= A. Kadarkarairaj =

Indian politician (born 1959)

A. Kadarkarairaj (born 1959) is an Indian politician from Tamil Nadu. He is a member of the Tamil Nadu Legislative Assembly from the Sattur Assembly constituency in Virudhunagar district representing the Dravida Munnetra Kazhagam (DMK).

== Early life ==
Kadarkarairaj is from Sattur, Virudhunagar district, Tamil Nadu. He is the son of Alagarsamy. He studied at Ramamurthy Government Higher Secondary School, Nadupatti but dropped out without completing Class 10 in 1975. He runs his own business and is also into farming.

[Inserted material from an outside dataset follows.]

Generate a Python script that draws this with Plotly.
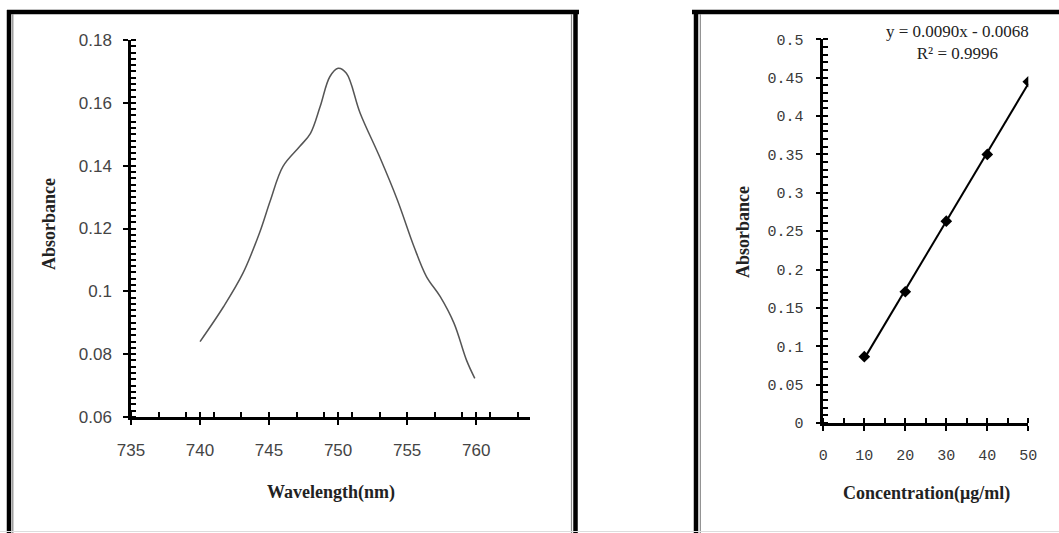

He declared assets worth Rs.2.7 crore in his affidavit to the Election Commission of India.

== Career ==
Kadarkarairaj entered electoral politics for the first time contesting the 2011Tamil Nadu Legislative Assembly election from Sattur on Dravida Munnetra Kazhagam (DMK) ticket but lost R. B. Udhaya Kumar of the All India Anna Dravida Munnetra Kazhagam, by a margin of 29,345 votes. He won the Sattur Assembly constituency representing the DMK in the 2026 Tamil Nadu Legislative Assembly election. He polled 62,060 votes and defeated his nearest rival, Nainar Nagendran of the Bharatiya Janata Party, by a margin of 5,989 votes.